> _Dataset excerpt_:
::::::::::

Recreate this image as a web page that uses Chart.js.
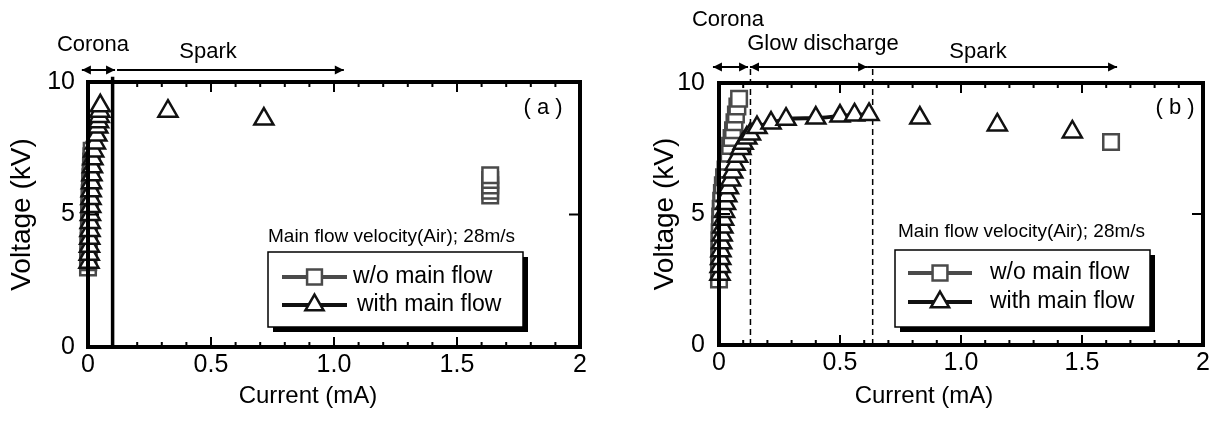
<!DOCTYPE html>
<html>
<head>
<meta charset="utf-8">
<script src="https://cdn.jsdelivr.net/npm/chart.js@4.4.0/dist/chart.umd.min.js"></script>
<style>
  html, body { margin: 0; padding: 0; background: #fff; }
  #wrap { position: relative; width: 1219px; height: 428px; overflow: hidden; }
  canvas { position: absolute; top: 0; }
</style>
</head>
<body>
<div id="wrap">
  <canvas id="chartA" width="609" height="428" style="left:0"></canvas>
  <canvas id="chartB" width="610" height="428" style="left:609px"></canvas>
</div>
<script>
// ---- data ----
const xTickValues = [0, 0.5, 1, 1.5, 2];
const xTickLabels = ['0', '0.5', '1.0', '1.5', '2'];
const yTickValues = [0, 5, 10];
const yTickLabels = ['0', '5', '10'];
const seriesNames = ['w/o main flow', 'with main flow'];

// (a) w/o main flow
const aWoCur  = [0.000, 0.001, 0.001, 0.002, 0.002, 0.003, 0.003, 0.004, 0.004, 0.005, 0.005, 0.006, 0.006, 0.007, 0.007, 0.008, 0.009, 0.010, 0.011, 0.012, 0.013, 0.014, 0.015];
const aWoVolt = [3.0, 3.2, 3.4, 3.6, 3.8, 4.0, 4.2, 4.4, 4.6, 4.8, 5.0, 5.2, 5.4, 5.6, 5.8, 6.0, 6.2, 6.4, 6.6, 6.8, 7.0, 7.2, 7.4];
const aWoSparkCur  = [1.635, 1.635, 1.635, 1.635, 1.635];
const aWoSparkVolt = [5.72, 5.9, 6.1, 6.3, 6.48];
// (a) with main flow
const aWCur  = [0.004, 0.005, 0.006, 0.007, 0.008, 0.009, 0.010, 0.011, 0.012, 0.013, 0.014, 0.016, 0.018, 0.020, 0.023, 0.030, 0.036, 0.040, 0.043, 0.046, 0.048, 0.050];
const aWVolt = [3.2, 3.5, 3.8, 4.1, 4.4, 4.7, 5.0, 5.3, 5.6, 5.9, 6.2, 6.5, 6.8, 7.1, 7.4, 7.7, 8.0, 8.3, 8.5, 8.7, 8.9, 9.1];
const aWSparkCur  = [0.325, 0.715];
const aWSparkVolt = [8.9, 8.6];
const aBoundary = [0.1];
const aRegions = ['Corona', 'Spark'];

// (b) w/o main flow
const bWoCur  = [0.000, 0.000, 0.001, 0.001, 0.002, 0.002, 0.003, 0.004, 0.005, 0.007, 0.009, 0.012, 0.016, 0.021, 0.027, 0.034, 0.040, 0.046, 0.052, 0.058, 0.064, 0.070, 0.076, 0.083];
const bWoVolt = [2.5, 2.8, 3.1, 3.4, 3.7, 4.0, 4.3, 4.6, 4.9, 5.2, 5.5, 5.8, 6.1, 6.4, 6.7, 7.0, 7.3, 7.6, 7.9, 8.2, 8.5, 8.8, 9.1, 9.4];
const bWoSparkCur  = [1.62];
const bWoSparkVolt = [7.75];
// (b) with main flow
const bWCur  = [0.004, 0.005, 0.007, 0.008, 0.011, 0.013, 0.016, 0.019, 0.023, 0.027, 0.032, 0.039, 0.048, 0.057, 0.066, 0.077, 0.090, 0.100, 0.115, 0.130, 0.157, 0.215, 0.277, 0.40, 0.50, 0.56, 0.62];
const bWVolt = [2.7, 3.0, 3.3, 3.6, 3.9, 4.2, 4.5, 4.8, 5.1, 5.4, 5.7, 6.0, 6.3, 6.6, 6.9, 7.2, 7.5, 7.7, 7.9, 8.05, 8.3, 8.47, 8.62, 8.66, 8.74, 8.78, 8.8];
const bWSparkCur  = [0.83, 1.15, 1.46];
const bWSparkVolt = [8.66, 8.40, 8.13];
const bBoundary = [0.13, 0.635];
const bRegions = ['Corona', 'Glow discharge', 'Spark'];

const legendTitle = 'Main flow velocity(Air); 28m/s';

// ---- helpers ----
const FONT = "'Liberation Sans', Arial, sans-serif";
const GREY = '#4a4a4a';
Chart.defaults.font.family = FONT;
Chart.defaults.color = '#000';

function pts(xs, ys) {
  return xs.map((x, i) => ({ x: x, y: ys[i] }));
}

function squares(data, line) {
  return {
    data: data, showLine: line, borderColor: GREY, borderWidth: 4,
    pointStyle: 'rect', pointRadius: 11, pointBorderWidth: 2.5,
    pointBorderColor: GREY, pointBackgroundColor: '#fff', clip: false, order: 2
  };
}
function triangles(data, line) {
  return {
    data: data, showLine: line, borderColor: '#111', borderWidth: 4,
    cubicInterpolationMode: 'monotone',
    pointStyle: 'triangle', pointRadius: 11, pointBorderWidth: 2.5,
    pointBorderColor: '#111', pointBackgroundColor: '#fff', clip: false, order: 1
  };
}
// vertical region boundary, from 0 up to just above the frame
function boundary(x, top, dashed) {
  return {
    data: [{ x: x, y: 0 }, { x: x, y: top }], showLine: true,
    borderColor: '#000', borderWidth: dashed ? 1.5 : 3.5,
    borderDash: dashed ? [6, 4] : [], pointRadius: 0, clip: false, order: 3
  };
}

function text(ctx, str, x, y, size, align, rot) {
  ctx.save();
  ctx.font = size + 'px ' + FONT;
  ctx.fillStyle = '#000';
  ctx.textAlign = align || 'center';
  ctx.textBaseline = 'middle';
  ctx.translate(x, y);
  if (rot) ctx.rotate(rot);
  ctx.fillText(str, 0, 0);
  ctx.restore();
}

function head(ctx, x, y, dir) {
  ctx.beginPath();
  ctx.moveTo(x, y);
  ctx.lineTo(x - dir * 9, y - 4.5);
  ctx.lineTo(x - dir * 9, y + 4.5);
  ctx.closePath();
  ctx.fill();
}

function arrow(ctx, x1, x2, y, startHead) {
  ctx.beginPath();
  ctx.moveTo(x1, y);
  ctx.lineTo(x2, y);
  ctx.stroke();
  head(ctx, x2, y, 1);
  if (startHead) head(ctx, x1, y, -1);
}

function decor(p) {
  return {
    id: 'decor',
    afterDatasetsDraw(chart) {
      const { ctx, chartArea: ca, scales: { x, y } } = chart;
      ctx.save();
      ctx.strokeStyle = '#000';
      ctx.fillStyle = '#000';
      // inward ticks
      ctx.lineWidth = 2;
      ctx.beginPath();
      for (let k = 1; k < 20; k++) {
        const px = x.getPixelForValue(k / 10);
        const len = k % 5 === 0 ? 10 : 5;
        ctx.moveTo(px, ca.top); ctx.lineTo(px, ca.top + len);
        ctx.moveTo(px, ca.bottom); ctx.lineTo(px, ca.bottom - len);
      }
      const py = y.getPixelForValue(5);
      ctx.moveTo(ca.left, py); ctx.lineTo(ca.left + 11, py);
      ctx.moveTo(ca.right, py); ctx.lineTo(ca.right - 11, py);
      ctx.stroke();
      // frame
      ctx.lineWidth = 4;
      ctx.strokeRect(ca.left, ca.top, ca.right - ca.left, ca.bottom - ca.top);

      // region arrows and labels
      ctx.lineWidth = 2;
      p.regions.forEach(r => {
        arrow(ctx, x.getPixelForValue(r.from), x.getPixelForValue(r.to), p.arrowY, r.both);
        text(ctx, r.label, r.tx, r.ty, 22);
      });
      text(ctx, p.panel, p.panelX, p.panelY, 22);

      // axis titles
      text(ctx, 'Voltage (kV)', p.yTitleX, (ca.top + ca.bottom) / 2, 28, 'center', -Math.PI / 2);
      text(ctx, 'Current (mA)', p.xTitleX, p.xTitleY, 24);

      // legend
      const L = p.legend;
      text(ctx, legendTitle, L.titleX, L.titleY, 19, 'left');
      ctx.fillStyle = '#000';
      ctx.fillRect(L.x + 5, L.y + 5, L.w, L.h);
      ctx.fillStyle = '#fff';
      ctx.fillRect(L.x, L.y, L.w, L.h);
      ctx.lineWidth = 1.5;
      ctx.strokeStyle = '#000';
      ctx.strokeRect(L.x, L.y, L.w, L.h);
      const rows = [
        { name: seriesNames[0], color: GREY, style: 'rect', r: 10.5, y: L.row1, tx: L.text1 },
        { name: seriesNames[1], color: '#111', style: 'triangle', r: 10.5, y: L.row2, tx: L.text2 }
      ];
      rows.forEach(row => {
        ctx.strokeStyle = row.color;
        ctx.lineWidth = 4;
        ctx.beginPath();
        ctx.moveTo(L.lineX1, row.y); ctx.lineTo(L.lineX2, row.y);
        ctx.stroke();
        ctx.fillStyle = '#fff';
        ctx.lineWidth = 2.5;
        Chart.helpers.drawPoint(ctx, { pointStyle: row.style, radius: row.r, rotation: 0, borderWidth: 2.5 },
          (L.lineX1 + L.lineX2) / 2, row.y);
        text(ctx, row.name, row.tx, row.y, 23, 'left');
      });
      ctx.restore();
    }
  };
}

function makePanel(id, datasets, p) {
  return new Chart(document.getElementById(id), {
    type: 'scatter',
    data: { datasets: datasets },
    options: {
      responsive: false,
      animation: false,
      devicePixelRatio: 1,
      layout: { padding: p.padding },
      plugins: { legend: { display: false }, tooltip: { enabled: false } },
      scales: {
        x: {
          type: 'linear', min: 0, max: 2,
          afterBuildTicks: s => { s.ticks = xTickValues.map(v => ({ value: v })); },
          afterFit: s => { s.height = p.xAxisH; },
          grid: { display: false, drawTicks: false },
          border: { display: false },
          ticks: {
            padding: 3, maxRotation: 0, autoSkip: false,
            font: { size: 25 },
            callback: v => xTickLabels[xTickValues.indexOf(v)]
          }
        },
        y: {
          type: 'linear', min: 0, max: 10,
          afterBuildTicks: s => { s.ticks = yTickValues.map(v => ({ value: v })); },
          afterFit: s => { s.width = p.yAxisW; },
          grid: { display: false, drawTicks: false },
          border: { display: false },
          ticks: {
            padding: p.yPad,
            font: { size: 25 },
            callback: v => yTickLabels[yTickValues.indexOf(v)]
          }
        }
      }
    },
    plugins: [decor(p)]
  });
}

// ---- panel (a) ----
makePanel('chartA', [
  triangles(pts(aWCur, aWVolt), true),
  triangles(pts(aWSparkCur, aWSparkVolt), false),
  squares(pts(aWoCur, aWoVolt), true),
  squares(pts(aWoSparkCur, aWoSparkVolt), false),
  boundary(aBoundary[0], 10.2, false)
], {
  padding: { left: 0, right: 29, top: 82, bottom: 0 },
  xAxisH: 81, yAxisW: 88, yPad: 13,
  arrowY: 70,
  regions: [
    { label: aRegions[0], from: -0.025, to: 0.11, both: true, tx: 93, ty: 45 },
    { label: aRegions[1], from: 0.118, to: 1.04, both: false, tx: 208, ty: 52 }
  ],
  panel: '( a )', panelX: 543, panelY: 108,
  yTitleX: 22, xTitleX: 308, xTitleY: 396,
  legend: {
    titleX: 268, titleY: 237,
    x: 268, y: 252, w: 255, h: 75,
    lineX1: 282, lineX2: 347, row1: 277, row2: 305, text1: 353, text2: 357
  }
});

// ---- panel (b) ----
makePanel('chartB', [
  triangles(pts(bWCur, bWVolt), true),
  triangles(pts(bWSparkCur, bWSparkVolt), false),
  squares(pts(bWoCur, bWoVolt), true),
  squares(pts(bWoSparkCur, bWoSparkVolt), false),
  boundary(bBoundary[0], 10.6, true),
  boundary(bBoundary[1], 10.6, true)
], {
  padding: { left: 0, right: 16, top: 83, bottom: 0 },
  xAxisH: 83, yAxisW: 110, yPad: 14,
  arrowY: 67,
  regions: [
    { label: bRegions[0], from: -0.025, to: 0.12, both: true, tx: 119, ty: 20 },
    { label: bRegions[1], from: 0.128, to: 0.612, both: true, tx: 214, ty: 44 },
    { label: bRegions[2], from: 0.612, to: 1.645, both: false, tx: 369, ty: 52 }
  ],
  panel: '( b )', panelX: 566, panelY: 108,
  yTitleX: 56, xTitleX: 315, xTitleY: 396,
  legend: {
    titleX: 289, titleY: 232,
    x: 286, y: 250, w: 255, h: 77,
    lineX1: 299, lineX2: 363, row1: 273, row2: 302, text1: 381, text2: 381
  }
});
</script>
</body>
</html>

::::::::::

> _Your objective_:
Leave out the pictures and restate, word for word, the lines from the top of the data through the line containing "const seriesNames = ['w/o", both included.

> _Reply_:
Recreate this image as a web page that uses Chart.js.
<!DOCTYPE html>
<html>
<head>
<meta charset="utf-8">
<script src="https://cdn.jsdelivr.net/npm/chart.js@4.4.0/dist/chart.umd.min.js"></script>
<style>
  html, body { margin: 0; padding: 0; background: #fff; }
  #wrap { position: relative; width: 1219px; height: 428px; overflow: hidden; }
  canvas { position: absolute; top: 0; }
</style>
</head>
<body>
<div id="wrap">
  <canvas id="chartA" width="609" height="428" style="left:0"></canvas>
  <canvas id="chartB" width="610" height="428" style="left:609px"></canvas>
</div>
<script>
// ---- data ----
const xTickValues = [0, 0.5, 1, 1.5, 2];
const xTickLabels = ['0', '0.5', '1.0', '1.5', '2'];
const yTickValues = [0, 5, 10];
const yTickLabels = ['0', '5', '10'];
const seriesNames = ['w/o main flow', 'with main flow'];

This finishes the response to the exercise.